Some participants suggested using password managers to store authentication data, while others mentioned attempting dictionary attacks or password recovery tools. The incident highlighted a critical vulnerability in self-custodial hardware wallet setups: even robust offline key storage offers no protection against forgotten credentials. The 2017 timeframe positioned this loss at a particularly high USD value due to Bitcoin's rapid appreciation that year. The case became a cautionary reference point for custody planning discussions.
| Stress condition | Passphrase unavailable |
| Custody system | Hardware wallet (single key) |
| Outcome | Survived |
| Documentation | Present and interpretable |
| Year observed | 2017 |
| Country | unknown |
Why passphrases fail years after they are set
The failure mode documented consistently across observed cases is temporal: the passphrase is set with confidence, not used for an extended period, and then cannot be reproduced exactly when needed. A single character difference — different capitalization, an added space, a slightly different special character — produces a different wallet with a zero balance. The holder may be certain they remember the passphrase while being unable to produce the exact string that was originally set.

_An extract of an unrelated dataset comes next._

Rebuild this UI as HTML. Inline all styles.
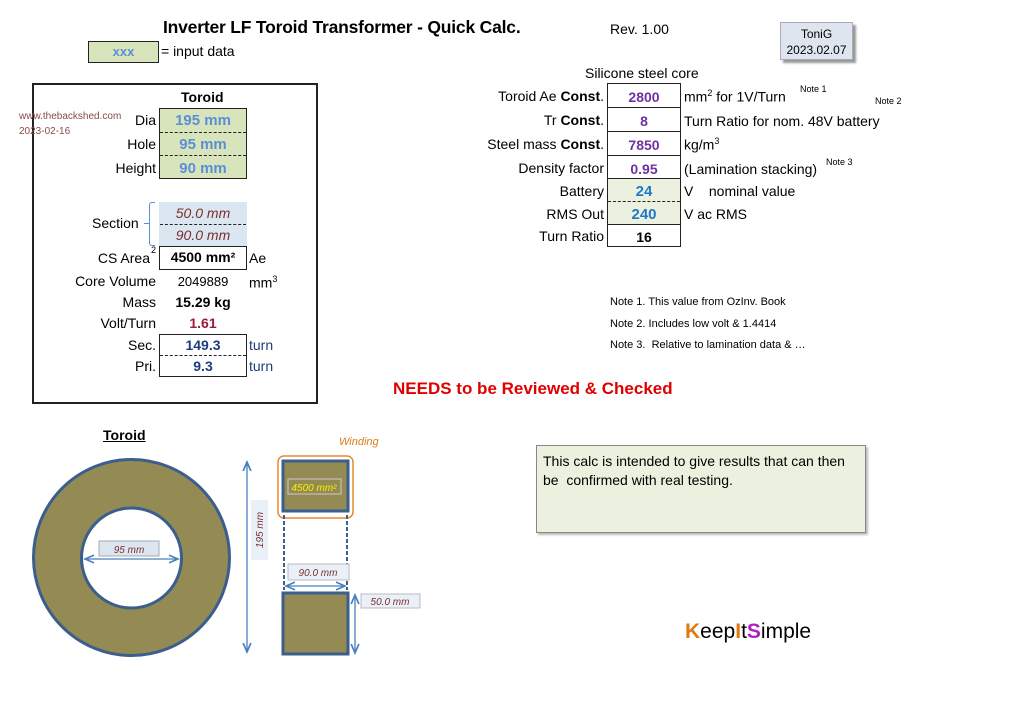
<!DOCTYPE html>
<html><head><meta charset="utf-8"><style>
*{margin:0;padding:0;box-sizing:border-box}
body{width:1024px;height:724px;background:#fff;position:relative;overflow:hidden;font-family:"Liberation Sans",sans-serif;color:#000}
.a{position:absolute;white-space:nowrap}
.r{text-align:right}
.c{text-align:center}
.t{font-size:14px}
.bx{position:absolute;border:1.5px solid #222}
.dash{position:absolute;border-top:1.5px dashed #222}
</style></head><body>
<div class="a" style="left:163px;top:17px;font-size:17.5px;font-weight:bold;letter-spacing:-0.2px">Inverter LF Toroid Transformer - Quick Calc.</div>
<div class="a t" style="left:610px;top:21px">Rev. 1.00</div>
<div class="a c" style="left:780px;top:22px;width:73px;height:38px;background:#dfe5ee;border:1px solid #aab;box-shadow:3px 3px 2px #999;font-size:12px;line-height:16px;padding-top:3px">ToniG<br>2023.02.07</div>
<div class="bx" style="left:88px;top:41px;width:71px;height:22px;background:#d8e4bc"></div>
<div class="a c" style="left:88px;top:44px;width:71px;font-size:13px;font-weight:bold;color:#5b8fd6">xxx</div>
<div class="a t" style="left:161px;top:43px">= input data</div>

<!-- left panel -->
<div class="bx" style="left:32px;top:83px;width:286px;height:321px;border-width:2px"></div>
<div class="a t" style="left:181px;top:89px;font-weight:bold">Toroid</div>
<div class="a" style="left:19px;top:109px;font-size:10px;color:#8b4a4a;line-height:15px">www.thebackshed.com<br>2023-02-16</div>
<div class="bx" style="left:159px;top:108px;width:88px;height:71px;background:#d8e4bc"></div>
<div class="dash" style="left:160px;top:132px;width:86px"></div>
<div class="dash" style="left:160px;top:155px;width:86px"></div>
<div class="a c" style="left:159px;top:112px;width:88px;font-size:15px;font-weight:bold;color:#5b8fd6">195 mm</div>
<div class="a c" style="left:159px;top:136px;width:88px;font-size:15px;font-weight:bold;color:#5b8fd6">95 mm</div>
<div class="a c" style="left:159px;top:160px;width:88px;font-size:15px;font-weight:bold;color:#5b8fd6">90 mm</div>
<div class="a t r" style="left:60px;width:96px;top:112px">Dia</div>
<div class="a t r" style="left:60px;width:96px;top:136px">Hole</div>
<div class="a t r" style="left:60px;width:96px;top:160px">Height</div>
<div class="a" style="left:159px;top:202px;width:88px;height:44px;background:#dce6f1"></div>
<div class="dash" style="left:160px;top:224px;width:86px"></div>
<div class="a c" style="left:159px;top:205px;width:88px;font-size:14px;font-style:italic;color:#7a2f2f">50.0 mm</div>
<div class="a c" style="left:159px;top:227px;width:88px;font-size:14px;font-style:italic;color:#7a2f2f">90.0 mm</div>
<div class="a" style="left:149px;top:202px;width:6px;height:44px;border:1.5px solid #5b8fd6;border-right:none;border-radius:3px 0 0 3px"></div>
<div class="a" style="left:144px;top:223px;width:5px;border-top:1.5px solid #5b8fd6"></div>
<div class="a t" style="left:92px;top:215px">Section</div>
<div class="bx" style="left:159px;top:246px;width:88px;height:24px"></div>
<div class="a c" style="left:159px;top:249px;width:88px;font-size:14px;font-weight:bold">4500 mm²</div>
<div class="a t r" style="left:60px;width:90px;top:250px">CS Area</div>
<div class="a" style="left:151px;top:245px;font-size:9px">2</div>
<div class="a t" style="left:249px;top:250px">Ae</div>
<div class="a t r" style="left:40px;width:116px;top:273px">Core Volume</div>
<div class="a c" style="left:159px;top:274px;width:88px;font-size:13px">2049889</div>
<div class="a t" style="left:249px;top:274px">mm<sup style="font-size:9px">3</sup></div>
<div class="a t r" style="left:40px;width:116px;top:294px">Mass</div>
<div class="a c" style="left:159px;top:294px;width:88px;font-size:14px;font-weight:bold">15.29 kg</div>
<div class="a t r" style="left:40px;width:116px;top:315px">Volt/Turn</div>
<div class="a c" style="left:159px;top:315px;width:88px;font-size:14px;font-weight:bold;color:#a0183a">1.61</div>
<div class="bx" style="left:159px;top:334px;width:88px;height:43px"></div>
<div class="dash" style="left:160px;top:355px;width:86px"></div>
<div class="a t r" style="left:40px;width:116px;top:337px">Sec.</div>
<div class="a t r" style="left:40px;width:116px;top:358px">Pri.</div>
<div class="a c" style="left:159px;top:337px;width:88px;font-size:14px;font-weight:bold;color:#1f3d7a">149.3</div>
<div class="a c" style="left:159px;top:358px;width:88px;font-size:14px;font-weight:bold;color:#1f3d7a">9.3</div>
<div class="a t" style="left:249px;top:337px;color:#1f3d7a">turn</div>
<div class="a t" style="left:249px;top:358px;color:#1f3d7a">turn</div>

<!-- right table -->
<div class="a t" style="left:585px;top:65px">Silicone steel core</div>
<div class="a" style="left:607px;top:178px;width:74px;height:46px;background:#ebf1de"></div>
<div class="bx" style="left:607px;top:83px;width:74px;height:164px"></div>
<div class="a" style="left:607px;top:107px;width:74px;border-top:1.5px solid #222"></div>
<div class="a" style="left:607px;top:131px;width:74px;border-top:1.5px solid #222"></div>
<div class="a" style="left:607px;top:155px;width:74px;border-top:1.5px solid #222"></div>
<div class="a" style="left:607px;top:178px;width:74px;border-top:1.5px solid #222"></div>
<div class="dash" style="left:608px;top:201px;width:72px"></div>
<div class="a" style="left:607px;top:224px;width:74px;border-top:1.5px solid #222"></div>
<div class="a t r" style="left:440px;width:164px;top:88px">Toroid Ae <b>Const</b>.</div>
<div class="a t r" style="left:440px;width:164px;top:112px">Tr <b>Const</b>.</div>
<div class="a t r" style="left:440px;width:164px;top:136px">Steel mass <b>Const</b>.</div>
<div class="a t r" style="left:440px;width:164px;top:160px">Density factor</div>
<div class="a t r" style="left:440px;width:164px;top:183px">Battery</div>
<div class="a t r" style="left:440px;width:164px;top:206px">RMS Out</div>
<div class="a t r" style="left:440px;width:164px;top:228px">Turn Ratio</div>
<div class="a c" style="left:607px;top:89px;width:74px;font-size:14px;font-weight:bold;color:#7030a0">2800</div>
<div class="a c" style="left:607px;top:113px;width:74px;font-size:14px;font-weight:bold;color:#7030a0">8</div>
<div class="a c" style="left:607px;top:137px;width:74px;font-size:14px;font-weight:bold;color:#7030a0">7850</div>
<div class="a c" style="left:607px;top:161px;width:74px;font-size:14px;font-weight:bold;color:#7030a0">0.95</div>
<div class="a c" style="left:607px;top:183px;width:74px;font-size:15px;font-weight:bold;color:#1f77c8">24</div>
<div class="a c" style="left:607px;top:206px;width:74px;font-size:15px;font-weight:bold;color:#1f77c8">240</div>
<div class="a c" style="left:607px;top:229px;width:74px;font-size:14px;font-weight:bold">16</div>
<div class="a t" style="left:684px;top:88px">mm<sup style="font-size:9px">2</sup> for 1V/Turn</div>
<div class="a" style="left:800px;top:84px;font-size:9px">Note 1</div>
<div class="a" style="left:875px;top:96px;font-size:9px">Note 2</div>
<div class="a t" style="left:684px;top:113px">Turn Ratio for nom. 48V battery</div>
<div class="a t" style="left:684px;top:136px">kg/m<sup style="font-size:9px">3</sup></div>
<div class="a t" style="left:684px;top:161px">(Lamination stacking)</div>
<div class="a" style="left:826px;top:157px;font-size:9px">Note 3</div>
<div class="a t" style="left:684px;top:183px">V&nbsp;&nbsp;&nbsp; nominal value</div>
<div class="a t" style="left:684px;top:206px">V ac RMS</div>
<div class="a" style="left:610px;top:296px;font-size:11px">Note 1. This value from OzInv. Book</div>
<div class="a" style="left:610px;top:318px;font-size:11px">Note 2. Includes low volt &amp; 1.4414</div>
<div class="a" style="left:610px;top:339px;font-size:11px">Note 3.&nbsp; Relative to lamination data &amp; …</div>
<div class="a" style="left:393px;top:379px;font-size:17px;font-weight:bold;color:#e00000">NEEDS to be Reviewed &amp; Checked</div>

<!-- drawings -->
<div class="a" style="left:103px;top:427px;font-size:14px;font-weight:bold;text-decoration:underline">Toroid</div>
<div class="a" style="left:339px;top:436px;font-size:11px;font-style:italic;color:#e07a20">Winding</div>
<svg class="a" style="left:0;top:0" width="1024" height="724">
<defs><marker id="ar" markerWidth="8" markerHeight="8" refX="7" refY="4" orient="auto-start-reverse"><path d="M0,1 L7,4 L0,7" fill="none" stroke="#4a7fc0" stroke-width="1.3"/></marker></defs>
<circle cx="131.5" cy="557.5" r="98" fill="#948a54" stroke="#3b5e8c" stroke-width="3"/>
<circle cx="131.5" cy="558" r="50" fill="#fff" stroke="#3b5e8c" stroke-width="3"/>
<rect x="99" y="541" width="60" height="15" fill="#dce6f1" stroke="#aaa"/>
<text x="129" y="553" font-family="Liberation Sans" font-size="10" font-style="italic" fill="#7a2f2f" text-anchor="middle">95 mm</text>
<line x1="85" y1="559" x2="178" y2="559" stroke="#4a7fc0" stroke-width="1.3" marker-start="url(#ar)" marker-end="url(#ar)"/>
<line x1="247" y1="462" x2="247" y2="652" stroke="#4a7fc0" stroke-width="1.3" marker-start="url(#ar)" marker-end="url(#ar)"/>
<rect x="251" y="500" width="17" height="60" fill="#eaf0f8"/>
<text transform="translate(263,530) rotate(-90)" font-family="Liberation Sans" font-size="10" font-style="italic" fill="#7a2f2f" text-anchor="middle">195 mm</text>
<rect x="278" y="456" width="75" height="62" rx="6" fill="none" stroke="#e88a2a" stroke-width="1.5"/>
<rect x="283" y="461" width="65" height="50" fill="#948a54" stroke="#3b5e8c" stroke-width="3"/>
<rect x="288" y="479" width="53" height="15" fill="none" stroke="#ccc"/>
<text x="314" y="491" font-family="Liberation Sans" font-size="10" font-style="italic" fill="#f5f200" text-anchor="middle">4500 mm²</text>
<line x1="284" y1="515" x2="284" y2="590" stroke="#3b5e8c" stroke-width="2" stroke-dasharray="4,2"/>
<line x1="347" y1="515" x2="347" y2="590" stroke="#3b5e8c" stroke-width="2" stroke-dasharray="4,2"/>
<rect x="288" y="564" width="61" height="16" fill="#eaf0f8" stroke="#bbb"/>
<text x="318" y="576" font-family="Liberation Sans" font-size="10" font-style="italic" fill="#7a2f2f" text-anchor="middle">90.0 mm</text>
<line x1="286" y1="586" x2="345" y2="586" stroke="#4a7fc0" stroke-width="1.3" marker-start="url(#ar)" marker-end="url(#ar)"/>
<rect x="283" y="593" width="65" height="61" fill="#948a54" stroke="#3b5e8c" stroke-width="3"/>
<line x1="355" y1="595" x2="355" y2="653" stroke="#4a7fc0" stroke-width="1.3" marker-start="url(#ar)" marker-end="url(#ar)"/>
<rect x="361" y="594" width="59" height="14" fill="#eaf0f8" stroke="#bbb"/>
<text x="390" y="605" font-family="Liberation Sans" font-size="10" font-style="italic" fill="#7a2f2f" text-anchor="middle">50.0 mm</text>
</svg>
<div class="a" style="left:536px;top:445px;width:330px;height:88px;background:#ebf1de;border:1px solid #888;box-shadow:2px 2px 2px #bbb"></div>
<div class="a" style="left:543px;top:452px;font-size:14px;line-height:19px;white-space:normal;width:310px">This calc is intended to give results that can then be&nbsp; confirmed with real testing.</div>
<div class="a" style="left:685px;top:620px;font-size:21px"><span style="color:#e07a10;font-weight:bold">K</span>eep<span style="color:#e07a10;font-weight:bold">I</span>t<span style="color:#b020c0;font-weight:bold">S</span>imple</div>
</body></html>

What makes this particularly difficult is that there is no signal at the moment of failure. A wrong passphrase does not produce an error message. It opens an empty wallet. The holder sees a zero balance and typically concludes the passphrase was wrong — but without knowing which part was wrong, or by how much.
Professional passphrase recovery services can attempt permutations when the holder has partial information: they remember the general structure, typical patterns they use for passwords, the approximate length, or that it included a specific word. Recovery from total non-recollection is not feasible.
The preventive action is to store a passphrase record — not with the seed phrase, which would defeat its security purpose, but in a separate secure location accessible to the holder and potentially a designated recovery person. A passphrase that exists only in memory has a time horizon: it will eventually be forgotten, and the timing is unpredictable.